Requirements:
Collect each line holding the string "this".

Supplied material:
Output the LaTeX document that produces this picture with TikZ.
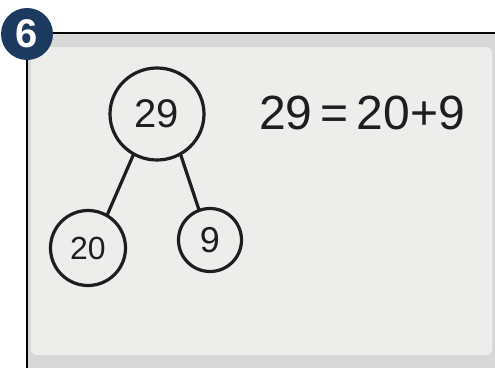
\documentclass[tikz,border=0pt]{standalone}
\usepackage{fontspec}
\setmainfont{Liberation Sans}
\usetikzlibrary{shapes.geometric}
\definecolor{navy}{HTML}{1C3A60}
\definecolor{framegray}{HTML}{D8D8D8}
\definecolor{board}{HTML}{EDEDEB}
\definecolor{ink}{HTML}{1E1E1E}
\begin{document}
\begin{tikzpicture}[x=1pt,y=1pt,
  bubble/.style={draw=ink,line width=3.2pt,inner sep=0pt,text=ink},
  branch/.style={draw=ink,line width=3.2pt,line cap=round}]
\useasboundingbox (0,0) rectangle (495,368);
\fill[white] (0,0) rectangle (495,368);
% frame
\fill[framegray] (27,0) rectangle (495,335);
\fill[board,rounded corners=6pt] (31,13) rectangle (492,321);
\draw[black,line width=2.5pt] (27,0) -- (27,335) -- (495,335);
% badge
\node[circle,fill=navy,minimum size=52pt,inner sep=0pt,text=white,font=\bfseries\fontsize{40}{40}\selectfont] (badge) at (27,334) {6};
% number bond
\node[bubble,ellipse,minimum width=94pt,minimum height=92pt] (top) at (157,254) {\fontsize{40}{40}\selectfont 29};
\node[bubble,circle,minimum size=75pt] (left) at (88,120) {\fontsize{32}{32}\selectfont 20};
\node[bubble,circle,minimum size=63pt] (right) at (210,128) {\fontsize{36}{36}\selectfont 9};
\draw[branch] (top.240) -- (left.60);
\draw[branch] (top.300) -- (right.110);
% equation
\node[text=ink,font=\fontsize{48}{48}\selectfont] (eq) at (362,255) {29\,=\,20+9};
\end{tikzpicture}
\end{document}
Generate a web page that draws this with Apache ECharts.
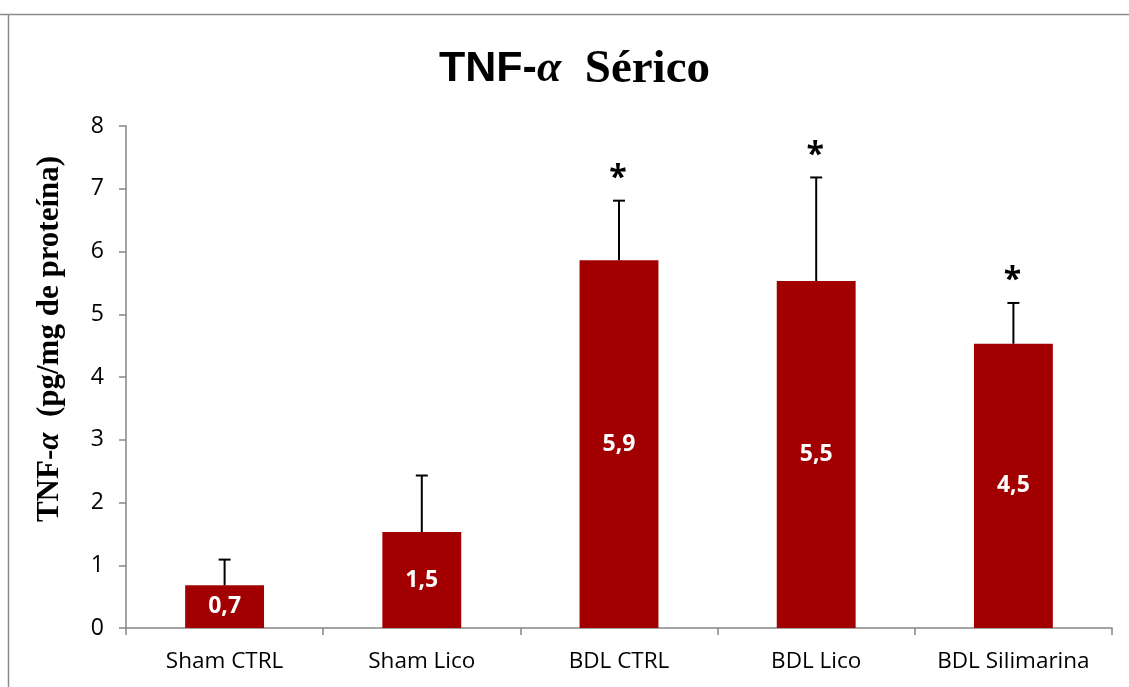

Result below:
Output the LaTeX document that produces this picture with TikZ.
Generate a web page that draws this with Apache ECharts.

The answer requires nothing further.